The Real Cost of a “FREE” Online Islamic Will

The Real Cost of a “FREE” Online Islamic Will

They say the world is your oyster. Nowadays, you might as well say Google is your oyster. Just Google the phrase “Free online Islamic Will,” and we are sure you will get a multitude of options to choose from. We have no doubt that those uploading free Islamic Wills to the World Wide Web are well-intentioned, but is it the right option for you as the person needing to write a Will?

In this article, we’ve delved a bit deeper into some of the free Islamic Will templates that we’ve seen being circulated to see what the real cost of such an Islamic Wills is. We compare and contrast against the service that Wasiyyah – Islamic Wills Made Easy offers because we needed to satisfy ourselves that we are actually adding value in this space.

Outlined below are some of the problems we spotted in the free online Islamic Wills we reviewed. To avoid identifying specific documents, we’ve described the issues we identified as generically as possible.

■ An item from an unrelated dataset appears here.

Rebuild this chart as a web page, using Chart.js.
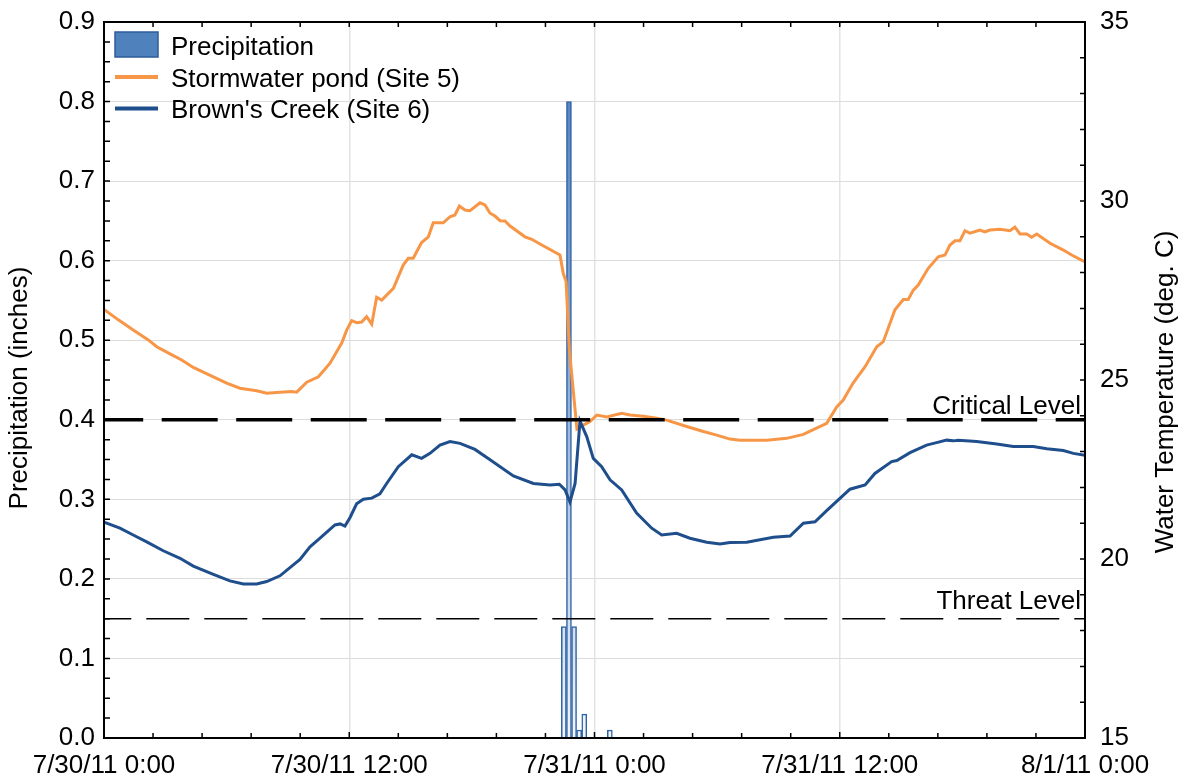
<!DOCTYPE html>
<html><head><meta charset="utf-8">
<script src="https://cdn.jsdelivr.net/npm/chart.js@4.4.0/dist/chart.umd.min.js"></script>
<style>html,body{margin:0;padding:0;background:#fff;}#wrap{width:1183px;height:782px;}</style>
</head><body><div id="wrap"><canvas id="c" width="1183" height="782"></canvas></div>
<script>
// ---------- data ----------
const xTickLabels = ['7/30/11 0:00','7/30/11 12:00','7/31/11 0:00','7/31/11 12:00','8/1/11 0:00']; // every 12 h
const seriesNames = ['Precipitation','Stormwater pond (Site 5)',"Brown's Creek (Site 6)"];
const precipHours = [22.5, 22.75, 23.0, 23.25, 23.5, 24.75];
const precipInches = [0.14, 0.80, 0.14, 0.01, 0.03, 0.01];
const pondHours = [0,0.7,1.43,2.17,2.58,3.23,3.8,4.37,5.35,6.0,6.65,7.47,7.96,8.61,9.18,9.43,9.92,10.49,11.06,11.63,11.88,12.12,12.36,12.61,12.85,13.1,13.34,13.59,14.16,14.64,14.89,15.13,15.54,15.87,16.11,16.6,16.93,17.17,17.39,17.66,17.91,18.4,18.64,18.89,19.13,19.38,19.62,19.87,20.6,20.93,21.42,22.31,22.47,22.61,22.77,22.96,23.14,23.45,23.78,24.11,24.6,25.33,25.74,26.39,27.04,27.53,28.51,29.33,29.98,30.63,31.12,32.43,33.4,34.22,35.36,35.85,36.17,36.66,37.24,37.81,38.13,38.7,39.11,39.35,39.6,39.84,40.33,40.82,41.15,41.39,41.64,41.88,42.13,42.37,42.86,43.1,43.35,43.84,44.33,44.57,44.82,45.15,45.39,45.64,46.29,46.94,47.35,48];
const pondTemp = [26.97,26.68,26.40,26.12,25.93,25.73,25.56,25.35,25.09,24.91,24.77,24.70,24.63,24.66,24.68,24.66,24.94,25.09,25.47,26.03,26.40,26.66,26.60,26.62,26.77,26.56,27.31,27.23,27.56,28.21,28.40,28.40,28.84,29.00,29.39,29.39,29.56,29.61,29.86,29.75,29.73,29.95,29.89,29.66,29.58,29.45,29.44,29.30,29.00,28.93,28.77,28.49,27.98,27.75,25.84,24.72,23.63,23.74,23.84,24.02,23.97,24.07,24.02,23.99,23.93,23.88,23.70,23.56,23.46,23.35,23.32,23.32,23.37,23.48,23.79,24.25,24.44,24.92,25.37,25.93,26.07,26.96,27.25,27.25,27.51,27.65,28.12,28.44,28.49,28.77,28.89,28.89,29.17,29.10,29.19,29.14,29.19,29.21,29.17,29.27,29.08,29.08,28.99,29.08,28.82,28.63,28.49,28.30];
const creekHours = [0,0.78,1.43,2.09,2.9,3.72,4.37,5.35,6.16,6.82,7.47,7.96,8.61,9.59,10.08,10.57,11.3,11.55,11.79,12.04,12.36,12.69,13.1,13.5,13.83,14.4,15.06,15.54,15.95,16.44,16.93,17.42,18.15,18.89,20.03,21.01,21.82,22.28,22.56,22.8,23.05,23.29,23.62,23.94,24.35,24.76,25.33,26.06,26.8,27.29,28.02,28.67,29.49,30.14,30.63,31.45,32.75,33.57,34.22,34.79,35.36,36.5,37.24,37.72,38.54,38.79,39.44,40.25,40.74,41.23,41.56,41.8,42.7,43.68,44.49,45.47,46.13,46.94,47.43,48];
const creekTemp = [21.03,20.86,20.67,20.48,20.23,20.02,19.80,19.57,19.39,19.30,19.30,19.37,19.53,19.99,20.34,20.58,20.95,20.98,20.92,21.16,21.54,21.67,21.70,21.82,22.11,22.58,22.91,22.81,22.95,23.18,23.28,23.23,23.06,22.77,22.32,22.11,22.07,22.09,21.93,21.59,22.11,23.85,23.42,22.81,22.58,22.21,21.93,21.28,20.86,20.67,20.72,20.58,20.47,20.42,20.46,20.47,20.61,20.64,21.00,21.04,21.35,21.95,22.07,22.39,22.72,22.75,22.97,23.18,23.25,23.32,23.30,23.32,23.28,23.21,23.14,23.14,23.08,23.03,22.95,22.90];
const levelNames = ['Critical Level','Threat Level'];
const levelValues = [0.4, 0.15];

// ---------- helpers ----------
const FONT = "'Liberation Sans', Arial, sans-serif";
Chart.defaults.font.family = FONT;
Chart.defaults.color = '#000';
const pairs = (xs, ys) => xs.slice(0, Math.min(xs.length, ys.length)).map((x, i) => ({x, y: ys[i]}));

function barGradient(ctx) {
  const chart = ctx.chart, a = chart.chartArea;
  if (!a) return '#4f81bd';
  const g = chart.ctx.createLinearGradient(0, a.top, 0, a.bottom);
  g.addColorStop(0, '#4a7cbc');
  g.addColorStop(0.45, '#86a8d6');
  g.addColorStop(1, '#f2f6fb');
  return g;
}
const noPad = s => { s.paddingTop = 0; s.paddingBottom = 0; s.paddingLeft = 0; s.paddingRight = 0; };

const decor = {
  id: 'decor',
  afterDraw(chart) {
    const {ctx, chartArea: a, scales} = chart;
    const x = scales.x, y = scales.y, y2 = scales.y2;
    ctx.save();
    // inward tick marks
    ctx.strokeStyle = '#000';
    ctx.lineWidth = 1.5;
    ctx.beginPath();
    for (let v = x.min; v <= x.max + 1e-6; v += 2.4) {
      const px = x.getPixelForValue(v);
      const major = Math.abs(v / 12 - Math.round(v / 12)) < 1e-6;
      const L = major ? 6 : 5;
      ctx.moveTo(px, a.bottom); ctx.lineTo(px, a.bottom - L);
      ctx.moveTo(px, a.top); ctx.lineTo(px, a.top + 5);
    }
    for (let v = y.min; v <= y.max + 1e-6; v += 0.025) {
      const py = y.getPixelForValue(v);
      ctx.moveTo(a.left, py); ctx.lineTo(a.left + 6, py);
    }
    for (let v = y2.min; v <= y2.max + 1e-6; v += 1) {
      const py = y2.getPixelForValue(v);
      ctx.moveTo(a.right, py); ctx.lineTo(a.right - 5, py);
    }
    ctx.stroke();
    // frame
    ctx.lineWidth = 2;
    ctx.strokeRect(a.left, a.top, a.right - a.left, a.bottom - a.top);

    // level labels
    ctx.font = '26px ' + FONT;
    ctx.fillStyle = '#000';
    ctx.textAlign = 'right';
    ctx.textBaseline = 'alphabetic';
    levelNames.forEach((n, i) => {
      ctx.fillText(n, a.right - 4, y.getPixelForValue(levelValues[i]) - (i === 0 ? 6 : 10));
    });

    // axis titles
    const midY = (a.top + a.bottom) / 2 + 8;
    ctx.textAlign = 'center';
    ctx.textBaseline = 'middle';
    ctx.save();
    ctx.translate(20, midY); ctx.rotate(-Math.PI / 2);
    ctx.fillText('Precipitation (inches)', 0, 0);
    ctx.restore();
    ctx.save();
    ctx.translate(1166, midY + 4); ctx.rotate(-Math.PI / 2);
    ctx.fillText('Water Temperature (deg. C)', 0, 0);
    ctx.restore();

    // legend
    const lx = a.left + 11, tx = a.left + 67;
    const base = [a.top + 33, a.top + 64.5, a.top + 96];
    ctx.textAlign = 'left';
    ctx.textBaseline = 'alphabetic';
    ctx.fillStyle = '#4f81bd';
    ctx.fillRect(lx, a.top + 10, 43, 25);
    ctx.strokeStyle = '#2c5d9a'; ctx.lineWidth = 1.5;
    ctx.strokeRect(lx, a.top + 10, 43, 25);
    ctx.lineWidth = 4;
    ctx.strokeStyle = '#f79646';
    ctx.beginPath(); ctx.moveTo(lx, a.top + 55); ctx.lineTo(lx + 43, a.top + 55); ctx.stroke();
    ctx.strokeStyle = '#1f4e8c';
    ctx.beginPath(); ctx.moveTo(lx, a.top + 86.5); ctx.lineTo(lx + 43, a.top + 86.5); ctx.stroke();
    ctx.fillStyle = '#000';
    seriesNames.forEach((n, i) => ctx.fillText(n, tx, base[i]));
    ctx.restore();
  }
};

new Chart(document.getElementById('c'), {
  type: 'line',
  data: {
    datasets: [
      { type: 'line', data: pairs([0, 48], [levelValues[0], levelValues[0]]), yAxisID: 'y',
        borderColor: '#000', borderWidth: 3.5, borderDash: [56, 18.5], borderDashOffset: 16.8,
        pointRadius: 0, order: 0 },
      { type: 'line', data: pairs([0, 48], [levelValues[1], levelValues[1]]), yAxisID: 'y',
        borderColor: '#000', borderWidth: 1.5, borderDash: [43, 15], borderDashOffset: 15.7,
        pointRadius: 0, order: 0 },
      { type: 'line', label: seriesNames[2], data: pairs(creekHours, creekTemp), yAxisID: 'y2',
        borderColor: '#1f4e8c', borderWidth: 3, pointRadius: 0, tension: 0, order: 1 },
      { type: 'line', label: seriesNames[1], data: pairs(pondHours, pondTemp), yAxisID: 'y2',
        borderColor: '#f79646', borderWidth: 3, pointRadius: 0, tension: 0, order: 2 },
      { type: 'bar', label: seriesNames[0], data: pairs(precipHours, precipInches), yAxisID: 'y',
        backgroundColor: barGradient, borderColor: '#2f63a4', borderWidth: 1.5,
        barThickness: 5, order: 10 }
    ]
  },
  options: {
    responsive: false,
    animation: false,
    devicePixelRatio: 1,
    layout: { padding: { top: 22, left: 0, right: 0, bottom: 0 } },
    plugins: { legend: { display: false }, tooltip: { enabled: false } },
    scales: {
      x: {
        type: 'linear', position: 'bottom', min: 0, max: 48, offset: false,
        ticks: { stepSize: 12, autoSkip: false, maxRotation: 0, padding: 12,
          font: { size: 26 }, color: '#000',
          callback: v => xTickLabels[Math.round(v / 12)] },
        grid: { color: '#e3e3e3', lineWidth: 1.5, drawTicks: false, offset: false },
        border: { display: false },
        afterFit: s => { s.height = 44; noPad(s); }
      },
      y: {
        position: 'left', min: 0, max: 0.9,
        ticks: { stepSize: 0.1, padding: 9, font: { size: 26 }, color: '#000',
          callback: v => v.toFixed(1) },
        grid: { color: '#dcdcdc', lineWidth: 1, drawTicks: false },
        border: { display: false },
        afterFit: s => { s.width = 104; noPad(s); }
      },
      y2: {
        position: 'right', min: 15, max: 35,
        ticks: { stepSize: 5, padding: 15, font: { size: 26 }, color: '#000' },
        grid: { drawOnChartArea: false, drawTicks: false },
        border: { display: false },
        afterFit: s => { s.width = 98; noPad(s); }
      }
    }
  },
  plugins: [decor]
});
</script>
</body></html>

Before proceeding it’s also not uncommon for people to try and write their Islamic Will using cheap DIY kits. In addition to not having the benefit of proper Islamic oversight on the Will document that’s prepared – a lot of the problems identified below also apply in that context.

Problem 1: Directing that the estate be distributed in accordance with Islamic Law

The issue with referencing “Islamic Law,” “the Shariah,” “Islamic succession,” etc., as a means of asset distribution is that these have no standing in the Australian legal system. Imagine standing before a Supreme Court judge and saying, “Your Honour, my dad wished that his estate should be distributed according to Islamic Law.” The judge will turn around and say, “Sir, what is Islamic Law? I have no framework to apply it in Australia.”

This is the reason the Wills we write at Wasiyyah specify actual distributions that need to take place in a given scenario. We have done the work of writing out the Islamic distributions in terms that are recognizable and applicable in Australia, without lazily referring to “Islamic Law” and hoping that this will be applied by the Australian legal system.

Problem 2: Inappropriate drafting & completion instructions

In addition to the problems identified above, the following are some of the other drafting issues / completion instructions we identified:

  • Wills are written to expressly identify beneficiaries and entitled shares. This places the Will at risk of redundancy at the time of execution if the circumstances have changed since the day the Will was written. The Wills we prepare are written flexibly so that they can be applied to any given circumstance.
  • Errors in the description of Islamic principles as they relate to asset distribution.
  • No clear nomination of an executor. The executor at law is the person who is authorized to deal with your affairs after you pass away. Appointing an executor is one of the fundamental purposes of writing a Will in the first place. It is important that this is done correctly and clearly.
  • Absent, incomplete, or erroneous guidance being provided in the way Wills are required to be signed. Proper execution and completion of a Will document are amongst the first things a Court will assess in determining the validity of a Will. Refer to our signing instructions here.

Problem 3: Unknown or unqualified authors

If you were suffering from heart disease, would you go to a mechanic to treat it? If you need to file your taxes, would you go to a physiotherapist to do it for you? If you need a cake for a party, would you ask a carpenter to bake it for you?

Based on our review, we could not ascertain if the free online Islamic Will documents are written by people who are legally trained in Australia or not. The issues we spotted would suggest that it is highly unlikely to be the case. In the one instance where the author was identified, the author was not someone legally trained in Australia.

The form and framework of the Wills we write at Wasiyyah have been developed by Australian qualified legal practitioners and have been reviewed and endorsed by Islamic scholars who have expertise in matters of Islamic inheritance. We have done this to ensure that we are able to give effect to Islamic requirements as they relate to end-of-life matters in a way that is compliant with the Australian legal system.

Problem 4: Individuals are left to their own devices

The vast majority of free online Islamic Wills are “fill in the blank” templates with little, no, or very complicated instructions. So the question is, what if you fill it in incorrectly?

We understand that writing an Islamic Will can be a challenging exercise and one that is prone to mistakes. We address this possibility through our systems and processes. All that we ask you to do is answer a series of carefully curated questions. Our system has built-in smarts to minimize mistakes, like the use of Google APIs for inputting address data and progress prevention of those who seek to leave more than one-third of their estate to non-beneficiaries. We then have a team of trained individuals who prepare and review your Will document before sending it to you. In the event that we identify any issues, we will be in touch to clarify before finalizing your Will. With Wasiyyah, you are not left to your own devices, and you can be confident in the document you receive.

Following our review, what we can confidently say is that the old adage certainly rings true when it comes to preparing an Islamic Will – “you get what you pay for”.